I have an E/M card that states "Colon Mass". (thats all the info I have)  There is disagreement on the code. I feel that the code should be 569.9 and others feel it should be 239.0. Please clearify


----------



## twizzle

*Colon mass*



ninnahs said:


> I have an E/M card that states "Colon Mass". (thats all the info I have)  There is disagreement on the code. I feel that the code should be 569.9 and others feel it should be 239.0. Please clearify



You definitely would NOT use 239.0 as that relates to a neoplasm. A mass is not necessarily neoplastic, it may just be swelling. 569.9, although rather vague, is appropriate.
Another option is 789.3* but the fifth digit choice is difficult because you don't know where in the colon the mass is located.
Hope this helps


----------



## Grintwig

Without a pathology report specifically stating that the mass is a neoplasm of unspecified nature you can NOT call it that. That is a daignosis that only a pathologist can make.
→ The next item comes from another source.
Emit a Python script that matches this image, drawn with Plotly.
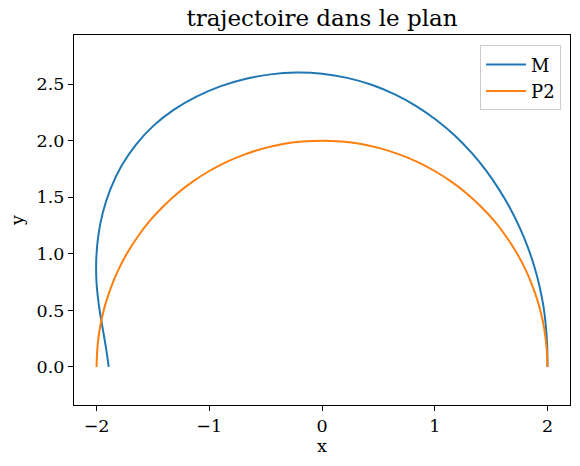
import plotly.graph_objects as go

# Trajectory M
m_x = [2.000, 1.998, 1.987, 1.966, 1.932, 1.886, 1.827, 1.755, 1.670, 1.570,
       1.456, 1.326, 1.180, 1.017, 0.839, 0.646, 0.440, 0.224, 0.000,
       -0.228, -0.456, -0.682, -0.903, -1.114, -1.313, -1.494, -1.650, -1.778,
       -1.876, -1.945, -1.986, -2.003, -1.999, -1.977, -1.946, -1.916, -1.892]
m_y = [0.000, 0.175, 0.350, 0.527, 0.703, 0.879, 1.055, 1.229, 1.401, 1.570,
       1.735, 1.894, 2.044, 2.181, 2.304, 2.409, 2.494, 2.555, 2.592,
       2.602, 2.586, 2.545, 2.480, 2.389, 2.274, 2.133, 1.966, 1.778,
       1.574, 1.362, 1.147, 0.934, 0.727, 0.530, 0.343, 0.168, 0.000]

# Trajectory P2
p2_x = [2.000, 1.992, 1.970, 1.932, 1.879, 1.813, 1.732, 1.638, 1.532, 1.414, 1.286,
        1.147, 1.000, 0.845, 0.684, 0.518, 0.347, 0.174, 0.000,
        -0.174, -0.347, -0.518, -0.684, -0.845, -1.000, -1.147, -1.286, -1.414,
        -1.532, -1.638, -1.732, -1.813, -1.879, -1.932, -1.970, -1.992, -2.000]
p2_y = [0.000, 0.174, 0.347, 0.518, 0.684, 0.845, 1.000, 1.147, 1.286, 1.414, 1.532,
        1.638, 1.732, 1.813, 1.879, 1.932, 1.970, 1.992, 2.000,
        1.992, 1.970, 1.932, 1.879, 1.813, 1.732, 1.638, 1.532, 1.414,
        1.286, 1.147, 1.000, 0.845, 0.684, 0.518, 0.347, 0.174, 0.000]

x_ticks = [-2, -1, 0, 1, 2]
y_ticks = [0.0, 0.5, 1.0, 1.5, 2.0, 2.5]

FONT = "DejaVu Serif"

fig = go.Figure()
fig.add_trace(go.Scatter(x=m_x, y=m_y, mode="lines", name="M",
                         line=dict(color="#1f77b4", width=2, shape="spline", smoothing=1.0)))
fig.add_trace(go.Scatter(x=p2_x, y=p2_y, mode="lines", name="P2",
                         line=dict(color="#ff7f0e", width=2, shape="spline", smoothing=1.0)))

axis_common = dict(showgrid=False, zeroline=False, showline=True, linecolor="black",
                   linewidth=1.2, mirror=True, ticks="outside", ticklen=5, tickwidth=1.2,
                   tickcolor="black", automargin=False,
                   tickfont=dict(family=FONT, size=17.5, color="black"))

fig.update_layout(
    width=580, height=466,
    margin=dict(l=74, r=10, t=35, b=61),
    paper_bgcolor="white", plot_bgcolor="white",
    font=dict(family=FONT, color="black"),
    title=dict(text="trajectoire dans le plan", x=0.5, xref="paper", xanchor="center",
               y=0.962, yanchor="middle", font=dict(family=FONT, size=23, color="black")),
    xaxis=dict(range=[-2.2, 2.2], tickvals=x_ticks,
               title=dict(text="x", font=dict(family=FONT, size=17.5), standoff=4),
               **axis_common),
    yaxis=dict(range=[-0.336, 2.934], tickvals=y_ticks, tickformat=".1f",
               title=dict(text="y", font=dict(family=FONT, size=17.5), standoff=8),
               **axis_common),
    legend=dict(x=0.982, y=0.972, xanchor="right", yanchor="top",
                bgcolor="rgba(255,255,255,0.8)", bordercolor="#cccccc", borderwidth=1,
                font=dict(family=FONT, size=18, color="black"),
                itemwidth=40, tracegroupgap=0),
    showlegend=True,
)

fig.write_html("out.html", config={"displayModeBar": False},
               post_script="document.body.style.margin='0';")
How about 569.9 unspecified disorder of intestine?


----------



## ninnahs

thats what I used was the 569.9. all directions seemed to point in that direction. The 789.3* dosent seem to fit because its not really in the abd or pelvic region.


----------



## mitchellde

238.x Neoplasm of uncertain behavior is a dx rendered by pathology indicating cells of uncertain morphology.
*239.x neoplasm unspecified is a "working" diagnosis that can be used after a preliminary diagnostic workup has been performed indicating a tumor.  A tumor is a neoplastic process that has not been identified as of yet.  So if you have a preliminary workup and the provider knows the mass is not a cyst or an abcess and state it is a tumor and further workup will be performed, then you may use 239.x.*


----------



## ninnahs

I dont have anything but an E/M card stating "Colon Mass"


----------



## mitchellde

I would not code without the documentation.


----------



## cblack712

If you look up mass in your ICD-9 it instructs you to see disease of specified organ for all organs not listed - disease of the colon is 569.9. You don't need any other info to code that at this point.


----------



## mitchellde

I strongly disagree just because an E/M card says colon mass does not mean this is what is documented in the chart note.  We should never bill out codes we do not first verify with the documentation.


----------



## SaRitter

*question regarding right colon mass ICD-9 Code*

if a patient presents to our clinic.. with confirmed colon cancer... when doing her hemicolectomy.. her  Dx: code would be from the neoplasm table even though the op report states Dx is a mass, correct?


----------